Il est impossible de bien se reposer debout sur ses pieds ; aussi la mimique du repos ne peut-elle se concevoir qu’avec la position assise ou couchée, et plus le corps se rapproche de l’horizontale, plus est significative la mimique du repos ou de la fatigue. L’homme incline la tête sur le cou, les différentes parties des bras et des jambes se replient les unes sur les autres. Les contractions musculaires se réduisent ainsi de plus en plus, laissant aux muscles les plus robustes, qui sont dans la partie postérieure du corps, le soin de nous maintenir assis.
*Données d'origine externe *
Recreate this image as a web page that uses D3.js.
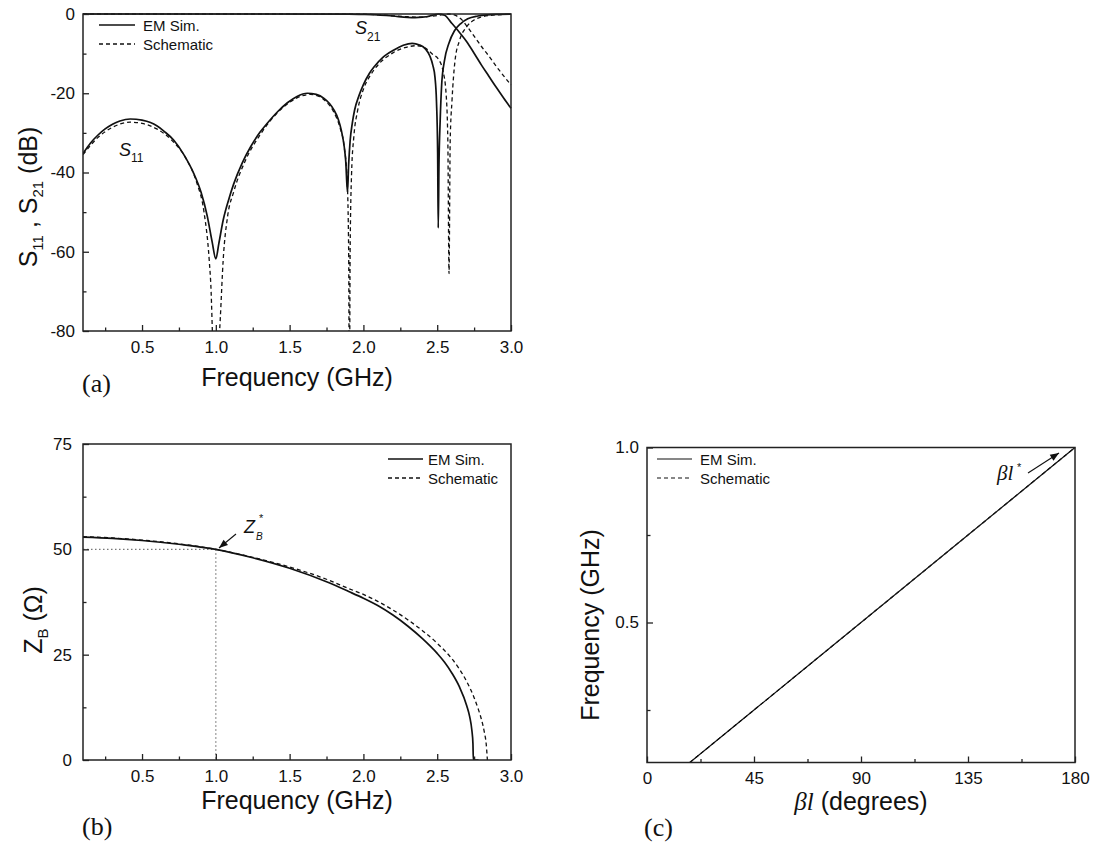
<!DOCTYPE html>
<html><head><meta charset="utf-8">
<script src="https://cdn.jsdelivr.net/npm/d3@7"></script>
<style>
body{margin:0;background:#fff}
#chart{font-family:"Liberation Sans",Arial,sans-serif}
text{fill:#111}
</style>
</head><body>
<svg id="chart" width="1097" height="848"></svg>
<script>
// ---------- Panel (a) data: S11 / S21 (dB) vs frequency (GHz) ----------
const emS11Freq = [0.1,0.15,0.2,0.25,0.3,0.35,0.42,0.5,0.557,0.6,0.65,0.714,0.78,0.85,0.9,0.942,0.975,1.0,1.02,1.05,1.09,1.12,1.18,1.236,1.3,1.35,1.42,1.485,1.55,1.62,1.68,1.733,1.77,1.8,1.83,1.85,1.87,1.88,1.892,1.9,1.91,1.925,1.94,1.97,2.0,2.04,2.073,2.13,2.21,2.27,2.33,2.38,2.42,2.45,2.47,2.485,2.495,2.503,2.507,2.512,2.52,2.53,2.548,2.58,2.616,2.66,2.707,2.775,2.84,2.92,3.0];
const emS11dB = [-35.2,-32.6,-30.6,-29.0,-27.8,-27.0,-26.5,-26.8,-27.4,-28.2,-29.6,-31.8,-35.3,-40.2,-45,-51,-57.5,-61.8,-58,-52,-46.5,-43,-37.5,-33.5,-29.8,-27.5,-24.6,-22.4,-20.8,-20.0,-20.3,-21.3,-22.6,-24.2,-26.6,-29.3,-33.5,-37,-45,-38,-32,-27.5,-24.3,-20.6,-17.8,-15.0,-13.3,-11,-9.0,-7.9,-7.4,-7.8,-8.8,-10.6,-12.9,-16,-22,-35,-54,-38,-27,-18,-12,-7.3,-4.3,-2.4,-1.2,-0.5,-0.2,-0.08,-0.03];
const schS11Freq = [0.1,0.2,0.3,0.42,0.5,0.6,0.7,0.8,0.87,0.92,0.955,0.968,0.978,1.0,1.02,1.03,1.05,1.08,1.12,1.2,1.3,1.4,1.5,1.58,1.64,1.7,1.75,1.8,1.84,1.87,1.89,1.9,1.905,1.91,1.92,1.935,1.96,2.0,2.05,2.1,2.2,2.28,2.36,2.42,2.47,2.51,2.54,2.56,2.572,2.58,2.588,2.6,2.62,2.65,2.7,2.75,2.8,2.85,2.9,3.0];
const schS11dB = [-35.5,-31.2,-28.6,-27.3,-27.6,-29.0,-31.8,-36.6,-42.5,-50,-62,-70,-82,-110,-84,-77,-62,-51,-45,-37,-30.5,-25.6,-22.3,-20.7,-20.3,-20.8,-22.2,-24.8,-28.5,-33.5,-42,-60,-100,-60,-40,-31,-24.5,-19,-15.3,-12.8,-9.8,-8.5,-8.0,-8.6,-10.2,-11.5,-14.5,-20,-32,-65.5,-32,-22,-12,-6.8,-3.2,-1.5,-0.75,-0.4,-0.22,-0.08];
const emS21Freq = [0.1,1.9,2.0,2.1,2.2,2.3,2.35,2.4,2.45,2.48,2.507,2.55,2.6,2.65,2.7,2.75,2.8,2.85,2.9,2.95,3.0];
const emS21dB = [0,-0.01,-0.07,-0.2,-0.5,-0.85,-0.9,-0.8,-0.5,-0.2,0,-0.3,-2.4,-4.6,-7.0,-9.9,-12.9,-15.7,-18.5,-21.2,-23.8];
const schS21Freq = [0.1,1.9,2.0,2.1,2.2,2.3,2.38,2.45,2.52,2.58,2.62,2.66,2.7,2.75,2.8,2.85,2.9,2.95,3.0];
const schS21dB = [0,-0.01,-0.06,-0.2,-0.45,-0.7,-0.8,-0.6,-0.3,0,-0.3,-1.2,-3.0,-5.6,-8.2,-10.6,-13.2,-15.6,-17.9];

// ---------- Panel (b) data: Z_B (ohm) vs frequency ----------
const zbFreqEM = [0.1,0.3,0.5,0.75,1.0,1.25,1.5,1.75,1.9,2.0,2.1,2.2,2.3,2.4,2.5,2.55,2.6,2.65,2.7,2.72,2.735,2.742,2.745,2.78];
const zbEM = [52.9,52.6,52.1,51.2,50.0,48.0,45.5,42.3,40.0,38.4,36.6,34.4,31.8,28.8,25.3,23.2,20.6,17.4,12.9,10.3,7.0,4.0,0,0];
const zbFreqSch = [0.1,0.3,0.5,0.75,1.0,1.25,1.5,1.75,1.9,2.0,2.1,2.2,2.3,2.4,2.5,2.6,2.65,2.7,2.75,2.78,2.8,2.82,2.832,2.84];
const zbSch = [53.0,52.7,52.2,51.3,50.0,48.1,45.8,42.9,40.7,39.3,37.6,35.6,33.3,30.7,27.7,24.0,21.6,18.6,14.8,11.9,9.6,6.5,3.8,0];

// ---------- Panel (c) data: frequency vs electrical length ----------
const betaEM = [18,45,90,135,180];
const freqEM = [0.1,0.25,0.5,0.75,1.0];
const betaSch = [18,45,90,135,180];
const freqSch = [0.1,0.25,0.5,0.75,1.0];

// ---------- ticks ----------
const freqMajor = [0.5,1.0,1.5,2.0,2.5,3.0];
const freqMinor = [0.25,0.75,1.25,1.75,2.25,2.75];
const dbMajor = [0,-20,-40,-60,-80];
const dbMinor = [-10,-30,-50,-70];
const zbMajor = [0,25,50,75];
const zbMinor = [12.5,37.5,62.5];
const degMajor = [0,45,90,135,180];
const degMinor = [22.5,67.5,112.5,157.5];
const fcMajor = [0.5,1.0];
const fcMinor = [0.25,0.75];

const SERIF = "Liberation Serif, Times New Roman, serif";
const svg = d3.select("#chart");
const defs = svg.append("defs");
defs.append("marker").attr("id","ah").attr("viewBox","0 0 10 10").attr("refX",10).attr("refY",5)
  .attr("markerWidth",9).attr("markerHeight",8).attr("orient","auto")
  .append("path").attr("d","M0,1 L10,5 L0,9 z").attr("fill","#111");

const xA = d3.scaleLinear([0.1,3.0],[83,511]);
const yA = d3.scaleLinear([-80,0],[331,14]);
const xB = d3.scaleLinear([0.1,3.0],[83,511]);
const yB = d3.scaleLinear([0,75],[760,444]);
const xC = d3.scaleLinear([0,180],[647,1075]);
const yC = d3.scaleLinear([0.1,1.0],[762.5,447.5]);

let clipN = 0;
function clip(x, y) {
  const id = "clip" + (clipN++);
  defs.append("clipPath").attr("id", id).append("rect")
    .attr("x", x.range()[0]).attr("y", y.range()[1]-3)
    .attr("width", x.range()[1]-x.range()[0]+2).attr("height", y.range()[0]-y.range()[1]+3);
  return svg.append("g").attr("clip-path", `url(#${id})`);
}
function series(g, x, y, xs, ys, dashed, sw) {
  const pts = xs.map((v,i)=>[v, ys[i]]);
  g.append("path").datum(pts)
    .attr("d", d3.line().x(d=>x(d[0])).y(d=>y(d[1])).curve(d3.curveMonotoneX))
    .attr("fill","none").attr("stroke","#111")
    .attr("stroke-width", sw)
    .attr("stroke-dasharray", dashed ? "4,3" : null);
}
function styleAxis(g) {
  g.select(".domain").remove();
  g.selectAll(".tick line").attr("stroke","#222").attr("stroke-width",1.3);
  g.attr("font-size",null).attr("font-family",null);
  g.selectAll("text").attr("font-size",17).attr("fill","#111");
}
function axes(x, y, xMaj, xMin, yMaj, yMin, xfmt, yfmt, ypad) {
  const b = y.range()[0], l = x.range()[0];
  svg.append("g").attr("transform",`translate(0,${b})`)
    .call(d3.axisBottom(x).tickValues(xMin).tickSize(-3.5).tickFormat("")).call(styleAxis);
  svg.append("g").attr("transform",`translate(0,${b})`)
    .call(d3.axisBottom(x).tickValues(xMaj).tickSize(-6).tickPadding(9.5).tickFormat(xfmt)).call(styleAxis);
  svg.append("g").attr("transform",`translate(${l},0)`)
    .call(d3.axisLeft(y).tickValues(yMin).tickSize(-3.5).tickFormat("")).call(styleAxis);
  svg.append("g").attr("transform",`translate(${l},0)`)
    .call(d3.axisLeft(y).tickValues(yMaj).tickSize(-6).tickPadding(ypad).tickFormat(yfmt)).call(styleAxis);
}
function frame(x, y) {
  svg.append("rect").attr("x", x.range()[0]).attr("y", y.range()[1])
    .attr("width", x.range()[1]-x.range()[0]).attr("height", y.range()[0]-y.range()[1])
    .attr("fill","none").attr("stroke","#222").attr("stroke-width",1.5);
}
function legend(x0, x1, y0, tx, sw) {
  const rows = [["EM Sim.", false], ["Schematic", true]];
  rows.forEach((r,i)=>{
    const yy = y0 + i*19;
    svg.append("line").attr("x1",x0).attr("x2",x1).attr("y1",yy).attr("y2",yy)
      .attr("stroke","#111").attr("stroke-width",sw).attr("stroke-dasharray", r[1] ? "4,3" : null);
    svg.append("text").attr("x",tx).attr("y",yy+5.5).attr("font-size",15).text(r[0]);
  });
}
const fmt1 = d3.format(".1f");
const fmtInt = d => String(d);

// ================= Panel (a) =================
{
  const g = clip(xA, yA);
  series(g, xA, yA, emS21Freq, emS21dB, false, 1.7);
  series(g, xA, yA, schS21Freq, schS21dB, true, 1.3);
  series(g, xA, yA, emS11Freq, emS11dB, false, 1.7);
  series(g, xA, yA, schS11Freq, schS11dB, true, 1.3);
  axes(xA, yA, freqMajor, freqMinor, dbMajor, dbMinor, fmt1, fmtInt, 8);
  frame(xA, yA);
  legend(99, 135, 25, 143, 1.7);
  const s11 = svg.append("text").attr("x",119).attr("y",156).attr("font-size",18);
  s11.append("tspan").attr("font-style","italic").text("S");
  s11.append("tspan").attr("font-size",12).attr("dy",6).text("11");
  const s21 = svg.append("text").attr("x",355).attr("y",34).attr("font-size",18);
  s21.append("tspan").attr("font-style","italic").text("S");
  s21.append("tspan").attr("font-size",12).attr("dy",7).text("21");
  const yt = svg.append("text").attr("transform","translate(37,197) rotate(-90)")
    .attr("text-anchor","middle").attr("font-size",25);
  yt.append("tspan").text("S");
  yt.append("tspan").attr("font-size",15).attr("dy",6).text("11");
  yt.append("tspan").attr("dy",-6).text(" , S");
  yt.append("tspan").attr("font-size",15).attr("dy",6).text("21");
  yt.append("tspan").attr("dy",-6).text(" (dB)");
  svg.append("text").attr("x",(xA.range()[0]+xA.range()[1])/2).attr("y",386)
    .attr("text-anchor","middle").attr("font-size",25).text("Frequency (GHz)");
  svg.append("text").attr("x",82).attr("y",392).attr("font-size",26)
    .attr("font-family",SERIF).text("(a)");
}

// ================= Panel (b) =================
{
  svg.append("line").attr("x1",xB(0.1)).attr("x2",xB(1.0)).attr("y1",yB(50)).attr("y2",yB(50))
    .attr("stroke","#777").attr("stroke-width",1.2).attr("stroke-dasharray","1.5,2.5");
  svg.append("line").attr("x1",xB(1.0)).attr("x2",xB(1.0)).attr("y1",yB(50)).attr("y2",yB(0))
    .attr("stroke","#777").attr("stroke-width",1.2).attr("stroke-dasharray","1.5,2.5");
  const g = clip(xB, yB);
  series(g, xB, yB, zbFreqSch, zbSch, true, 1.3);
  series(g, xB, yB, zbFreqEM, zbEM, false, 1.7);
  axes(xB, yB, freqMajor, freqMinor, zbMajor, zbMinor, fmt1, fmtInt, 11);
  frame(xB, yB);
  legend(388, 423, 459, 428, 1.7);
  svg.append("line").attr("x1",236).attr("y1",534).attr("x2",219).attr("y2",548)
    .attr("stroke","#111").attr("stroke-width",1.1).attr("marker-end","url(#ah)");
  svg.append("text").attr("x",244).attr("y",533).attr("font-size",18).attr("font-style","italic").text("Z");
  svg.append("text").attr("x",256).attr("y",540).attr("font-size",10).attr("font-style","italic").text("B");
  svg.append("text").attr("x",259).attr("y",522).attr("font-size",11).text("*");
  const yt = svg.append("text").attr("transform","translate(42,620) rotate(-90)")
    .attr("text-anchor","middle").attr("font-size",25);
  yt.append("tspan").text("Z");
  yt.append("tspan").attr("font-size",15).attr("dy",6).text("B");
  yt.append("tspan").attr("dy",-6).text(" (Ω)");
  svg.append("text").attr("x",(xB.range()[0]+xB.range()[1])/2).attr("y",809)
    .attr("text-anchor","middle").attr("font-size",25).text("Frequency (GHz)");
  svg.append("text").attr("x",82).attr("y",835).attr("font-size",26)
    .attr("font-family",SERIF).text("(b)");
}

// ================= Panel (c) =================
{
  const g = clip(xC, yC);
  series(g, xC, yC, betaSch, freqSch, true, 1.2);
  series(g, xC, yC, betaEM, freqEM, false, 1.2);
  axes(xC, yC, degMajor, degMinor, fcMajor, fcMinor, fmtInt, fmt1, 8);
  frame(xC, yC);
  legend(657, 692, 459, 700, 1.1);
  svg.append("line").attr("x1",1028).attr("y1",473).attr("x2",1059).attr("y2",453)
    .attr("stroke","#111").attr("stroke-width",1.1).attr("marker-end","url(#ah)");
  svg.append("text").attr("x",997).attr("y",480).attr("font-size",21).attr("font-style","italic")
    .attr("font-family",SERIF).text("βl");
  svg.append("text").attr("x",1017).attr("y",471).attr("font-size",11).text("*");
  svg.append("text").attr("transform","translate(599,625) rotate(-90)")
    .attr("text-anchor","middle").attr("font-size",25).text("Frequency (GHz)");
  const xt = svg.append("text").attr("x",(xC.range()[0]+xC.range()[1])/2).attr("y",810)
    .attr("text-anchor","middle").attr("font-size",25);
  xt.append("tspan").attr("font-style","italic").attr("font-family",SERIF).text("βl");
  xt.append("tspan").text(" (degrees)");
  svg.append("text").attr("x",644).attr("y",836).attr("font-size",26)
    .attr("font-family",SERIF).text("(c)");
}
</script>
</body></html>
Si la fatigue est plus grande encore, il faut qu’un nombre plus grand de muscles cesse de travailler.

De la position assise nous passons par des transitions successives à la ligne horizontale, demandant des points d’appui d’abord aux articulations inférieures, puis aux bras, puis enfin aux épaules et au thorax.

Les hamacs des tropiques, les sièges de bambou de l’Inde, nos sofas et nos lits répondent à ces divers stades et à ces modes différents du repos, du relâchement musculaire. Le summum de la mimique du repos se confond presque avec la mimique du sommeil, qui est le repos des repos, puisque la conscience elle-même cesse de travailler. Jusqu’ici, l’on avait cru que le repos absolu, requiem æternam, c’était la mort plutôt que le sommeil.

Par un oubli assez bizarre, M. Mantegazza ne mentionne point cette forme suprême. Au point de vue mimique et esthétique, il a peut-être raison. Au moins, suivant nos impressions personnelles, un cadavre n’a pas d’expression ; en dehors de toute hypothèse métaphysique ou philosophique, c’est comme une maison vide et délaissée. Dans le sommeil, au contraire, même quand la conscience repose, on pressent encore une unité vivante.

La mimique de l’action est, naturellement, en opposition absolue avec celle du repos. Les muscles se tendent au lieu de relâcher, et la station verticale devient l’attitude vers laquelle convergent tous les mouvements.

Un des plus curieux parmi ces derniers, c’est celui par lequel dans toute action la bouche se ferme énergiquement. Ce mouvement de la bouche est caractéristique de la volonté de lutter que nous jugeons décidés, obstinés, les hommes qui ont le menton fort et saillant.

D’après M. Mantegazza, si, avant de faire un effort, nous fermons la bouche, ce n’est pas, comme le croit Gratiolet, pour retarder la circulation, mais pour donner un point d’appui solide aux muscles et pour avoir une bonne provision d’oxygène pendant la dépense d’énergie musculaire que nous nous disposons à opérer. Nous ne voulons pas être dérangés au milieu de notre entreprise par la nécessité de respirer. Cette théorie se rapproche, au point de se confondre avec elles, des explications données par Bell et Darwin.